Sobre a possibilidade de uma candidatura de Luciano Huck, Freire falou que ele continua sendo a alternativa. “Não estamos tratando com alguém que é só um bom apresentador, mas com alguém que tem lucidez, que tem capacidade de construir equipe e liderança. Ainda existe essa hipótese, que diminuiu o ritmo em função da pandemia. É uma pessoa que pode representar uma alternativa moderna, contemporânea do futuro que vem”, disse.
Levado a fazer uma análise da possibilidade de o ex-ministro da Saúde Luiz Henrique Mandetta e o ex-ministro da Justiça Sérgio Moro se lançarem à Presidência em 2022, Freire afirmou que a alternativa deve dialogar com setores liberais e democráticos de direita.
“Mandetta não é homem de direita, eu diria que ele é um liberal, poderia ser um centro-direita, mas é um democrata. É uma figura respeitável. Sérgio Moro também é um dos cotados, mas não sei se ele vai sobreviver com Bolsonaro. Temos que dialogar com todas essas forças porque se pudermos fazer uma frente ampla como alternativa democrática e progressista, esse é o grande caminho que temos para 2022”, argumentou.
Questão ambiental
O presidente nacional do Cidadania também falou sobre a agenda ambiental nesse novo momento de mudança da sociedade.

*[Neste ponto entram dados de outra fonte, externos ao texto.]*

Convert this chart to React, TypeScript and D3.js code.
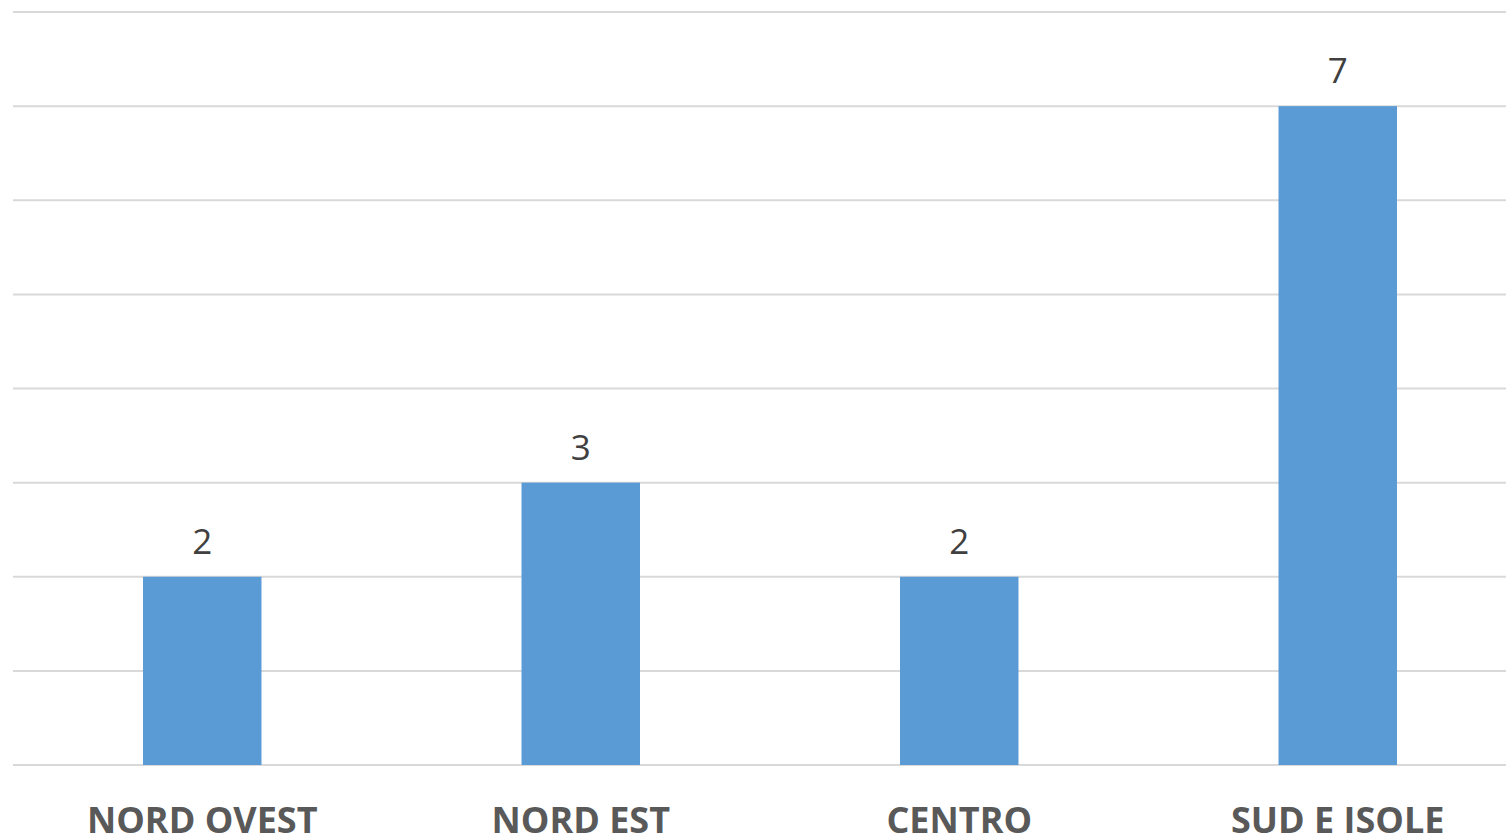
import React from "react";
import * as d3 from "d3";

const categories = ["NORD OVEST", "NORD EST", "CENTRO", "SUD E ISOLE"];
const values = [2, 3, 2, 7];
const gridTicks = [0, 1, 2, 3, 4, 5, 6, 7, 8];

export default function App() {
  const W = 1506;
  const H = 837;
  const x = d3
    .scaleBand<string>()
    .domain(categories)
    .range([13, 1527])
    .paddingInner(0.687)
    .paddingOuter(0.3435);
  const y = d3.scaleLinear().domain([0, 8]).range([765, 12]);
  const font = "'Open Sans', 'Liberation Sans', sans-serif";
  return (
    <svg
      width={W}
      height={H}
      style={{ position: "absolute", left: 0, top: 0, background: "#fff" }}
    >
      {gridTicks.map((t) => (
        <line
          key={t}
          x1={13}
          x2={1527}
          y1={y(t)}
          y2={y(t)}
          stroke="#D9D9D9"
          strokeWidth={2}
        />
      ))}
      {categories.map((c, i) => (
        <g key={c}>
          <rect
            x={x(c)}
            y={y(values[i])}
            width={x.bandwidth()}
            height={y(0) - y(values[i])}
            fill="#5B9BD5"
          />
          <text
            x={(x(c) as number) + x.bandwidth() / 2}
            y={y(values[i]) - 23}
            textAnchor="middle"
            fontFamily={font}
            fontSize={35}
            fill="#404040"
          >
            {values[i]}
          </text>
          <text
            x={(x(c) as number) + x.bandwidth() / 2}
            y={833}
            textAnchor="middle"
            fontFamily={font}
            fontSize={36}
            fontWeight="bold"
            fill="#595959"
          >
            {c}
          </text>
        </g>
      ))}
    </svg>
  );
}
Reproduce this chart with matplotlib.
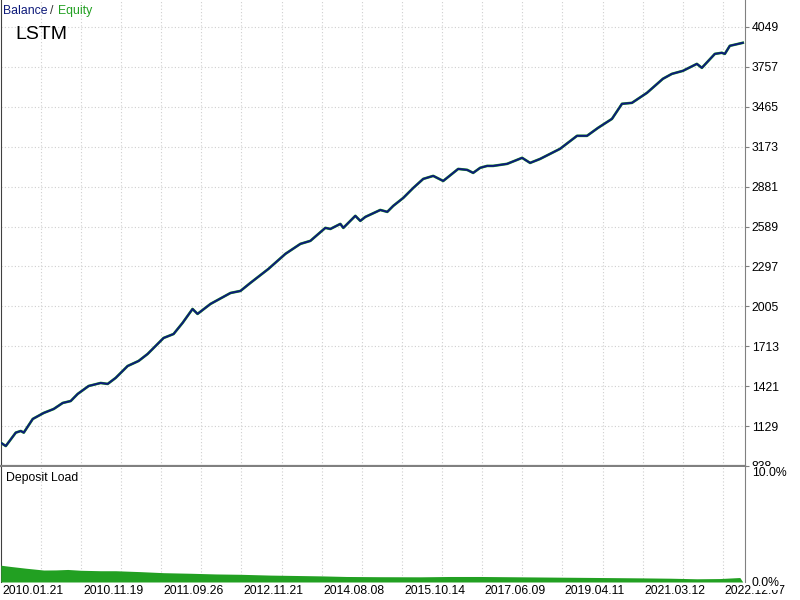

Ele disse não ser pessimista, até porque “viu surgir a ideia das organizações que buscavam preservar a natureza, os primórdios do verde”.
“Essa ideia que eu vi surgir não é apenas dos verdes, ela é do mundo. Quem hoje não fala da sustentabilidade? Quem admite processo de desenvolvimento sem cuidar da natureza? Hoje, você começa a discutir a natureza sem agredi-la e sem tornar a relação homem/natureza desfavorável à continuidade de uma existência permanente. Desmatamento não é uma questão específica dos ambientalistas, começa a ser dos investidores e até do setor financeiro”, analisou.